И вот, в Одессе объявляются первые гастрольные спектакли молодого артиста, теперь уже — Иванова-Козельского. Шейлок, Франц, Корадо, Гамлет, Фердинанд, Арбенин. Успех небывалый. Не было городка, куда бы не позвали Иванова-Козельского. Везде овации, везде полные сборы. То же в Петербурге, в Москве.

Так проходит несколько лет. За это время прибавилось несколько хорошо сделанных ролей. Потрясающее впечатление производит исполнение роли в мелодраме «От судьбы не уйдешь». Роль несчастного, выпущенного из одиночного заключения, где он, не разговаривая ни с кем, просидел 15 лет. Роль разработана великолепно. Актерское мастерство — изумительное.

В 1883 году я встретился с ним в Казани. Здесь гастроли проходили с обычным успехом. Потом, летом 1888 года — в Симферополе. Носится слух, что семейная драма очень повлияла на

психику Козельского и что на сцене он уж «не тот».

В 1893 году я снова встретился с ним, и… где, куда исчезло прекрасное дарование? Нельзя даже вообразить, что перед тобой — Иванов-Козельский. Что прежде удивляло, потрясало, трогало до слез — ныне бледно, скучно, неузнаваемо.

Вскоре его поместили в дом умалишенных, где он несколько лет спустя умер, никого не узнавая и никогда не вспоминая о театре.

(Н. Н. Синельников.Шестьдесят лет на сцене. Харьков, 1935, стр. 163–166.)
2

Козельский был небольшого роста с некрасивым и мало выразительным лицом. Вся сила его очарования была в голосе. Слезы, звучавшие в голосе Козельского, были так правдивы и так трогали самую разнородную публику, что целое поколение актеров подражало ему в очень многих деталях.

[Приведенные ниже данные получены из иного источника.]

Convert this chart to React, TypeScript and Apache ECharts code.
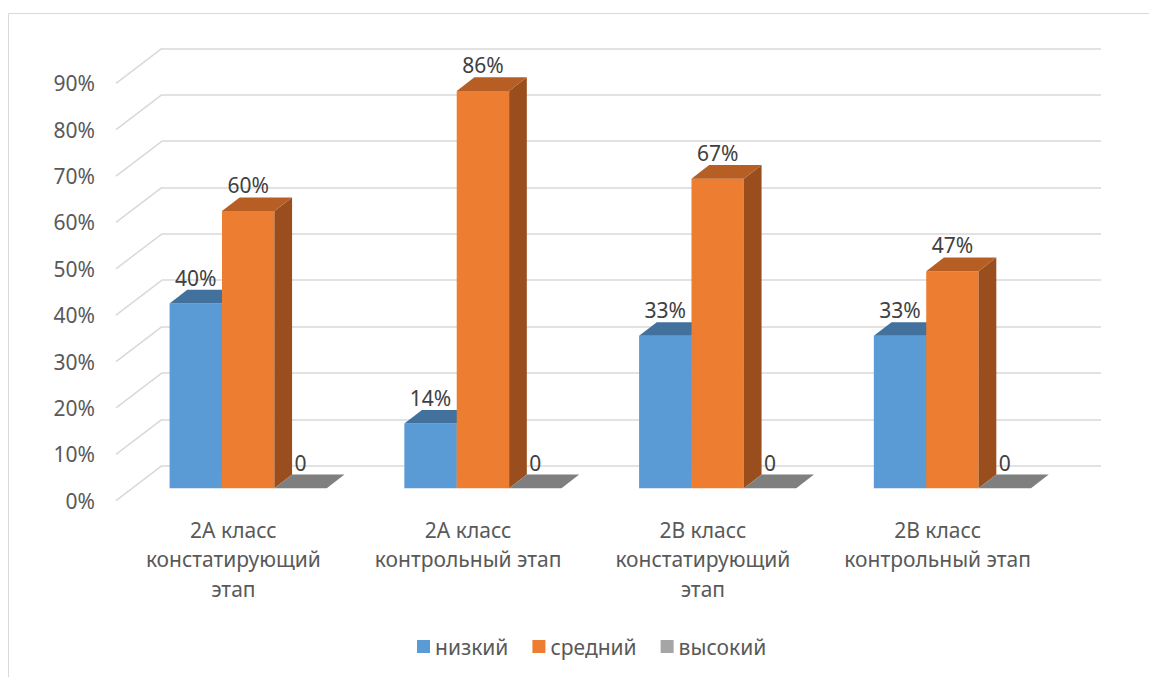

Козельский был замечательный Белугин. В четвертом акте (сцена с Еленой) он, сидя, а не стоя, как все Белугины, съежившись комочком, произносил так просто одну только фразу, проглотив подступавшие к горлу слезы:

— А зачем вы меня к этому делу припутали и над сердцем моим надругались?..

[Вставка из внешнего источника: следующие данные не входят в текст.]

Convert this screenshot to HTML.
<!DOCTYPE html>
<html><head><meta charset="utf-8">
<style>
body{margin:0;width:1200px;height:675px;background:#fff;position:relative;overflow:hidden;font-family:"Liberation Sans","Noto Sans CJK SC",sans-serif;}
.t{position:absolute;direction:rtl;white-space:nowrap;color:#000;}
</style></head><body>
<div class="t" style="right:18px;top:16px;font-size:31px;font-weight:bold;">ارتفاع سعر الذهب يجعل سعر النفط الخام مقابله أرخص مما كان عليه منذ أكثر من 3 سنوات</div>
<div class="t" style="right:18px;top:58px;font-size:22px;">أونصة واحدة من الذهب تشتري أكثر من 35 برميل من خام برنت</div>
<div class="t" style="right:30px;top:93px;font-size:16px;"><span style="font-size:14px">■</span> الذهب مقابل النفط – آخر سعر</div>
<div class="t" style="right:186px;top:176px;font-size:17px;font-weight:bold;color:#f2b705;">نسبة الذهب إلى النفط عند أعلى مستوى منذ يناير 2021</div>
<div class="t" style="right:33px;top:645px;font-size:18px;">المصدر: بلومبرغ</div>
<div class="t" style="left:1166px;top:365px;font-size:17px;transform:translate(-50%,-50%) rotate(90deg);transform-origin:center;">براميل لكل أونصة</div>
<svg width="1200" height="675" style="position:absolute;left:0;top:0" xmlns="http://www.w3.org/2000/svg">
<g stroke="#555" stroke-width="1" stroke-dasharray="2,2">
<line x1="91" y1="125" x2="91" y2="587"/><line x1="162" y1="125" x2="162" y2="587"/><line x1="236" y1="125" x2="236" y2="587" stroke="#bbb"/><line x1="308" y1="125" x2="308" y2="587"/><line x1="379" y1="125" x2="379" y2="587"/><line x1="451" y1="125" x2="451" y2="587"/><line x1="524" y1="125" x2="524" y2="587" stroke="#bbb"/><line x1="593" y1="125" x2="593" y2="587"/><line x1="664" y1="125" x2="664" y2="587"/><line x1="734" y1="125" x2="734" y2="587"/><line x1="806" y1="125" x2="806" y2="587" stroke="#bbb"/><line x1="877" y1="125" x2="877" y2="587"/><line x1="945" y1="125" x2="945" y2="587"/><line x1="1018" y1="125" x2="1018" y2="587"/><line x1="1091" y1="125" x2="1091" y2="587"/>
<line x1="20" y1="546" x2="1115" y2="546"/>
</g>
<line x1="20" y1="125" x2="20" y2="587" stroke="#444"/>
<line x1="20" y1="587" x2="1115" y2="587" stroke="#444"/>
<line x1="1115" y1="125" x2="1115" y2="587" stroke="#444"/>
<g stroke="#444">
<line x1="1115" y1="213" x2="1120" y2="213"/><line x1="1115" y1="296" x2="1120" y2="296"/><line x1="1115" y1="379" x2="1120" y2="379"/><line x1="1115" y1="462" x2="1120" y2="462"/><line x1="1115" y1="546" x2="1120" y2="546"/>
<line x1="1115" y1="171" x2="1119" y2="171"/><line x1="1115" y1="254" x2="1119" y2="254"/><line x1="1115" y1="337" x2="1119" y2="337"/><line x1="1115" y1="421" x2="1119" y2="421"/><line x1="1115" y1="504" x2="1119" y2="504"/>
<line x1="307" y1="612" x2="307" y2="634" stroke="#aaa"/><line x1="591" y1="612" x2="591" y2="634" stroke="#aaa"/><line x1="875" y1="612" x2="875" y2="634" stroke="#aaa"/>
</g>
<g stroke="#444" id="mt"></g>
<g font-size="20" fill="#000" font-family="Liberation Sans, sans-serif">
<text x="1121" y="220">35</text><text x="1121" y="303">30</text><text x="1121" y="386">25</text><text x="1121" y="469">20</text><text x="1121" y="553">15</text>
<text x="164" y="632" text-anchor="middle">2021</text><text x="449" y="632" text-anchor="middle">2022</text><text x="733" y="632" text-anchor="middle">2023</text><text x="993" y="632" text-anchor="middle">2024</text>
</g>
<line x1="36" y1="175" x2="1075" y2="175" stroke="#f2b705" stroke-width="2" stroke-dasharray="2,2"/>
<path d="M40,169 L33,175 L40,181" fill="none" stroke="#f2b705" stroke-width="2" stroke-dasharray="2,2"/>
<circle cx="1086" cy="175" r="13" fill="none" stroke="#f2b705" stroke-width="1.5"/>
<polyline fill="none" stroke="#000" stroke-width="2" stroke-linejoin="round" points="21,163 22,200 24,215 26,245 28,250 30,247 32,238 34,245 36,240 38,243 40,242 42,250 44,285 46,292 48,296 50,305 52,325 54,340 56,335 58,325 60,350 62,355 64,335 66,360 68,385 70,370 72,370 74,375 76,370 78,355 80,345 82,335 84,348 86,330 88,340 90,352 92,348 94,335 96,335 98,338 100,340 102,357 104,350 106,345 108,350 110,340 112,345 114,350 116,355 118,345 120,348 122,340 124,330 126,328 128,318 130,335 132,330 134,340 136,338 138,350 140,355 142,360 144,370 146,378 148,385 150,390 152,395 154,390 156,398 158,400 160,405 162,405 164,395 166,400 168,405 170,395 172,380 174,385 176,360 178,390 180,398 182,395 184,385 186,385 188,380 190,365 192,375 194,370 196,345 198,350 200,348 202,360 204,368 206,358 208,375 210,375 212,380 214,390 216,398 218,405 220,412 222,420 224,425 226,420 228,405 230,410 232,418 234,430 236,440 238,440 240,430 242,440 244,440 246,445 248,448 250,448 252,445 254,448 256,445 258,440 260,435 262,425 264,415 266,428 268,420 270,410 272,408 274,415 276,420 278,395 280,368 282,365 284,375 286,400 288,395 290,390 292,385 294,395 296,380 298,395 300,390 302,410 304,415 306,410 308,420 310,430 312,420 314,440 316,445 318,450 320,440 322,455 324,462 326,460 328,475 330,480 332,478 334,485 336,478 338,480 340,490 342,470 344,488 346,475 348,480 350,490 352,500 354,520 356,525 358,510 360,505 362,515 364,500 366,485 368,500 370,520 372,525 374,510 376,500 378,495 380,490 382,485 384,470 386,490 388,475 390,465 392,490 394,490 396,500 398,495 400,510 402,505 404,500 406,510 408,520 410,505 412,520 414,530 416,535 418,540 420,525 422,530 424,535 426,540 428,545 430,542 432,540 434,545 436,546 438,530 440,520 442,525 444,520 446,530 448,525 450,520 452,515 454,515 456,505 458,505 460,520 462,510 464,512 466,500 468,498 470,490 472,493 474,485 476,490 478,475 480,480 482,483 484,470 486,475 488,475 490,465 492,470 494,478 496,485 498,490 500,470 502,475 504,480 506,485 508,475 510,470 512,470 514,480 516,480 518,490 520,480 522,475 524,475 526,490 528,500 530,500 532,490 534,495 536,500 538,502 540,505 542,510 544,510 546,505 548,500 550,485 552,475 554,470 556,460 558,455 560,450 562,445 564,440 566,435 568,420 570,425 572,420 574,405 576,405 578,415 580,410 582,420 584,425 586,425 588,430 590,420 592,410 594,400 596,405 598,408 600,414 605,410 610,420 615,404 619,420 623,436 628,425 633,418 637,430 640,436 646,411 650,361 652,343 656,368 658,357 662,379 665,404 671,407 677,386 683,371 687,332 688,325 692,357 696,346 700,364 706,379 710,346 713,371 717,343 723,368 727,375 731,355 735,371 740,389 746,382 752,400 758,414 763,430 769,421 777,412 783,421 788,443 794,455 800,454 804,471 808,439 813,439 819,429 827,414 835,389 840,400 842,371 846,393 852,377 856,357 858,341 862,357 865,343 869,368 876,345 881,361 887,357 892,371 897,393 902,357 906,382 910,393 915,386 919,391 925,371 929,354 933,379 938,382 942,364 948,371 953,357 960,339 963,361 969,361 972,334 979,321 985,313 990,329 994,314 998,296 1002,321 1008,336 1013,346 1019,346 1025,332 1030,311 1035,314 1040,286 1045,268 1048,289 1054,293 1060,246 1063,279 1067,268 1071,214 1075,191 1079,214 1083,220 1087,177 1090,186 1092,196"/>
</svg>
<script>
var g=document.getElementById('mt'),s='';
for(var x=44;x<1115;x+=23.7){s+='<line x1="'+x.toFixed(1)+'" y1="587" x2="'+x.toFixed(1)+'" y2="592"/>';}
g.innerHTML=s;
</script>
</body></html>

Эта фраза заставляла плакать не только публику, но и актрису, игравшую с ним Елену. Такой он был простой и жалкий.

Блестяще играл он роль бедного чиновника в пьесе «Горе-злосчастье». В ролях же светских Козельский был плох. Прескверно носил фрак. В «Блуждающих огнях» два первых акта были неудачны: не было соответствующих манер и нужной элегантности. Но с третьего акта, когда Холмин уже разбит жизнью, превратился в неудачника, опустившегося и изверившегося в себе человека, Козельский был глубоко трогателен.

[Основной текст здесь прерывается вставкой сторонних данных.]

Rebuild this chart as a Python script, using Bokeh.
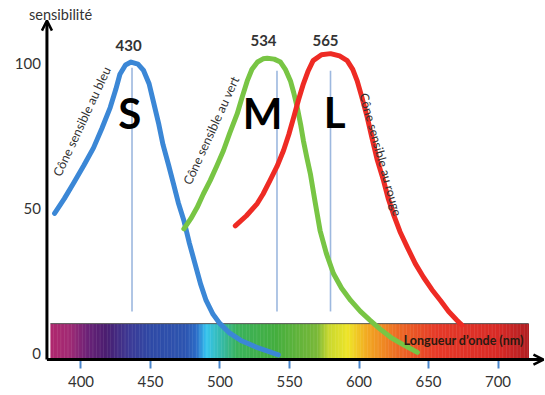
import numpy as np
from bokeh.plotting import figure
from bokeh.models import Range1d, FixedTicker, Arrow, OpenHead
from bokeh.core.properties import value
from bokeh.embed import file_html
from bokeh.resources import INLINE

# ---------------- data ----------------
x_ticks = [400, 450, 500, 550, 600, 650, 700]
y_ticks = [0, 50, 100]

s_nm = [381, 388, 394.6, 402, 409, 415, 421, 425, 428, 432, 436, 441, 445, 449, 452, 456, 459, 463,
        466.5, 470, 474, 478, 482, 486, 490, 495, 500, 507, 515, 527, 542]
s_val = [48.3, 53.4, 58.7, 64.8, 70.9, 77.6, 84.8, 91, 96.3, 99.5, 100.5, 99.8, 97.6, 93, 87, 79, 72, 65,
         58.6, 52, 45.9, 38, 31, 24, 18.3, 13.5, 10.3, 7, 4.5, 2, -0.5]

m_nm = [474, 479, 483.6, 488, 493, 498, 502.5, 507, 512.4, 516, 519.6, 523, 527, 531, 534, 539, 543.5,
        547, 550.7, 553, 555.5, 558, 560, 562.5, 565, 568.5, 572, 576.5, 581.6, 587.5, 594, 601, 608,
        615, 623, 632, 642]
m_val = [43, 46.5, 50.4, 55, 59.7, 65, 70, 76, 82.7, 88.5, 94, 98, 100.5, 101.6, 101.8, 101.5, 100.5,
         98, 94, 90, 85, 79, 73.4, 67.5, 62, 52, 42.4, 34.5, 27.6, 22.5, 18.3, 14.5, 11.4,
         8.5, 5.5, 3, 0.4]

l_nm = [511, 519, 526.8, 531, 536, 541, 545.7, 549.5, 553, 556.5, 560, 563.5, 567, 573, 579.5, 586,
        591.5, 595.5, 598.7, 602, 605.9, 609.5, 613, 617.6, 621, 624.8, 629.5, 634.7, 640.5, 646.4,
        652.5, 658.6, 664.5, 670.6, 674]
l_val = [44, 47.5, 51.7, 55, 59.7, 64.5, 70, 75.5, 81.4, 87.5, 93, 97.5, 101, 103, 103.4, 102.6,
         101, 98, 94, 88.5, 81.5, 74, 67, 59.7, 53.5, 48, 42, 36.7, 31, 26.3,
         22, 18.3, 14.5, 11.4, 9.8]

peak_labels = ["430", "534", "565"]
peak_nm = [434.2, 531.3, 575.9]
peak_val = [106.2, 107.9, 107.9]

marker_nm = [436.7, 541.0, 579.5]
marker_top = [98.5, 97.5, 97.5]
marker_bottom = [14.5, 14.5, 14.5]

cone_letters = ["S", "M", "L"]
cone_nm = [435.0, 530.7, 582.4]
cone_val = [83.0, 83.0, 83.2]

side_texts = ["Cône sensible au bleu", "Cône sensible au vert", "Cône sensible au rouge"]
side_nm = [400.7, 493.7, 615.5]
side_val = [80.0, 76.9, 68.6]
side_angle_deg = [65.0, 65.5, -74.4]

spec_nm = [378, 392, 405, 418, 435, 450, 475, 483, 490, 500, 512, 540, 570, 578, 592, 606, 628, 655, 700, 722]
spec_col = ["#b0286e", "#a02a74", "#6a2277", "#4a1e70", "#3c3a96", "#2f4aa6", "#2d55b0", "#2c6cc8",
            "#36c4ef", "#35bbb0", "#3ab25c", "#44ae3e", "#7ab838", "#c8d830", "#eee428", "#f2a822",
            "#ec6a24", "#e63a28", "#d82a26", "#b01e22"]
spec_top = 10.3

y_title = "sensibilité"
x_title = "Longueur d’onde (nm)"

# ---------------- figure ----------------
# frame = whole canvas; axes are placed at fixed data locations
X0, X1 = 342.09, 734.17
Y0, Y1 = -14.48, 121.72
AXIS_X = 375.5      # where the vertical axis crosses
AXIS_Y = -2.07      # where the horizontal axis crosses
Y_TIP = 114.8
X_TIP = 732.7

p = figure(width=545, height=395, x_range=Range1d(X0, X1), y_range=Range1d(Y0, Y1),
           output_backend="svg", toolbar_location=None,
           min_border_left=0, min_border_right=0, min_border_top=0, min_border_bottom=0)
p.outline_line_color = None
p.grid.visible = False
p.background_fill_color = "white"

FONT = "Lato"

# spectrum bar
def hex2rgb(h):
    return np.array([int(h[i:i + 2], 16) for i in (1, 3, 5)], dtype=float)

stops = np.array([hex2rgb(c) for c in spec_col])
edges = np.arange(spec_nm[0], spec_nm[-1] + 1, 1.0)
lefts = edges[:-1]
rights = edges[1:]
mids = (lefts + rights) / 2
cols = []
for m in mids:
    rgb = [np.interp(m, spec_nm, stops[:, k]) for k in range(3)]
    cols.append("#%02x%02x%02x" % tuple(int(round(v)) for v in rgb))
p.quad(left=lefts, right=rights + 0.3, bottom=AXIS_Y, top=spec_top, fill_color=cols, line_color=None)
p.segment(x0=[spec_nm[0]], y0=[spec_top], x1=[spec_nm[-1]], y1=[spec_top], line_color="#555555", line_width=1)

# vertical markers
p.segment(x0=marker_nm, y0=marker_bottom, x1=marker_nm, y1=marker_top, line_color="#9db8df", line_width=1.6)

# curves
p.line(s_nm, s_val, line_color="#3b87d6", line_width=5, line_cap="round", line_join="round")
p.line(m_nm, m_val, line_color="#78c544", line_width=5, line_cap="round", line_join="round")
p.line(l_nm, l_val, line_color="#ee2b24", line_width=5, line_cap="round", line_join="round")

# peak labels
p.text(x=peak_nm, y=peak_val, text=peak_labels, text_align="center", text_baseline="middle",
       text_font=value(FONT), text_font_size="15px", text_font_style="bold", text_color="#333333")

# big letters
p.text(x=cone_nm, y=cone_val, text=cone_letters, text_align="center", text_baseline="middle",
       text_font=value(FONT), text_font_size="42px", text_font_style="bold", text_color="#000000")

# rotated captions
p.text(x=side_nm, y=side_val, text=side_texts, angle=[np.deg2rad(a) for a in side_angle_deg],
       text_align="center", text_baseline="middle", text_font=value(FONT), text_font_size="12.5px",
       text_color="#333333")

# axis caption in spectrum
p.text(x=[718.5], y=[4.5], text=[x_title], text_align="right", text_baseline="middle",
       text_font=value(FONT), text_font_size="12.5px", text_font_style="bold", text_color="#2a1a10")

# y caption (centred a little right of the vertical axis)
p.text(x=[385.3], y=[116.8], text=[y_title], text_align="center", text_baseline="middle",
       text_font=value(FONT), text_font_size="14.5px", text_color="#333333")

# axis lines with arrow heads
p.add_layout(Arrow(end=OpenHead(size=10, line_width=2.5, line_color="black"),
                   x_start=AXIS_X, y_start=AXIS_Y, x_end=AXIS_X, y_end=Y_TIP,
                   line_color="black", line_width=3))
p.add_layout(Arrow(end=OpenHead(size=10, line_width=2.5, line_color="black"),
                   x_start=AXIS_X, y_start=AXIS_Y, x_end=X_TIP, y_end=AXIS_Y,
                   line_color="black", line_width=3))

# axes (ticks and labels) at fixed locations
for ax in (p.xaxis, p.yaxis):
    ax.axis_line_color = None
    ax.minor_tick_line_color = None
    ax.major_label_text_font = FONT
    ax.major_label_text_font_size = "15px"
    ax.major_label_text_color = "#333333"

p.xaxis.fixed_location = AXIS_Y
p.xaxis.ticker = FixedTicker(ticks=x_ticks)
p.xaxis.major_tick_in = 0
p.xaxis.major_tick_out = 9
p.xaxis.major_tick_line_color = "#4a86cc"
p.xaxis.major_tick_line_width = 2
p.xaxis.major_label_standoff = 7

p.yaxis.fixed_location = AXIS_X
p.yaxis.ticker = FixedTicker(ticks=y_ticks)
p.yaxis.major_tick_in = 0
p.yaxis.major_tick_out = 0
p.yaxis.major_tick_line_color = None
p.yaxis.major_label_standoff = 6

open("out.html", "w").write(file_html(p, INLINE))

Актеры не любили играть с Козельским: он был очень требователен и строг. Иногда даже груб. Но — только с теми, кто не любил искусства, был равнодушен к театру, не учил ролей, не трудился запомнить его мизансцены. О, к таким он был беспощаден! […]

Судьба Иванова-Козельского очень характерна для русской дореволюционной провинции.

Козельский не получил образования и, взявшись впервые за «Гамлета», был подавлен грандиозностью вставшей перед ним задачи. Но своей мечты — играть принца датского — не бросил, а с головой ушел в книги, в изучение Шекспира.

И нашлись люди, — конечно, все то же студенчество, — которые работали вместе с молодым актером, помогали ему спускаться в бездонные глубины шекспировского творчества.

Когда роль была сделана, Козельский выступил перед харьковской публикой.

Его первое выступление я не могла, конечно, видеть: это было в 1874 году. Но, судя по отзывам, Козельский в этот период своей деятельности не был еще вполне сложившимся и готовым артистом. Это была молодая, еще не вылившаяся в определенную форму, сила, талант еще не отделанный, не отшлифованный.

И сам Козельский, как рассказывали мне потом актеры, не был доволен своей работой:

— Я роль провалил. Так Гамлета играть нельзя, и пока я его не переучу, не исправлю, — перед публикой в «Гамлете» не выступлю.

Вторично я встретила Козельского в Харькове в самый расцвет его славы. Он играл Гамлета, «своего» Гамлета, с текстом роли, сведенным по целому ряду различных переводов. Он обычно давал суфлеру свой экземпляр пьесы с «рецептами», т. е. с целым рядом приклеенных записочек, содержащих сведенные варианты текста.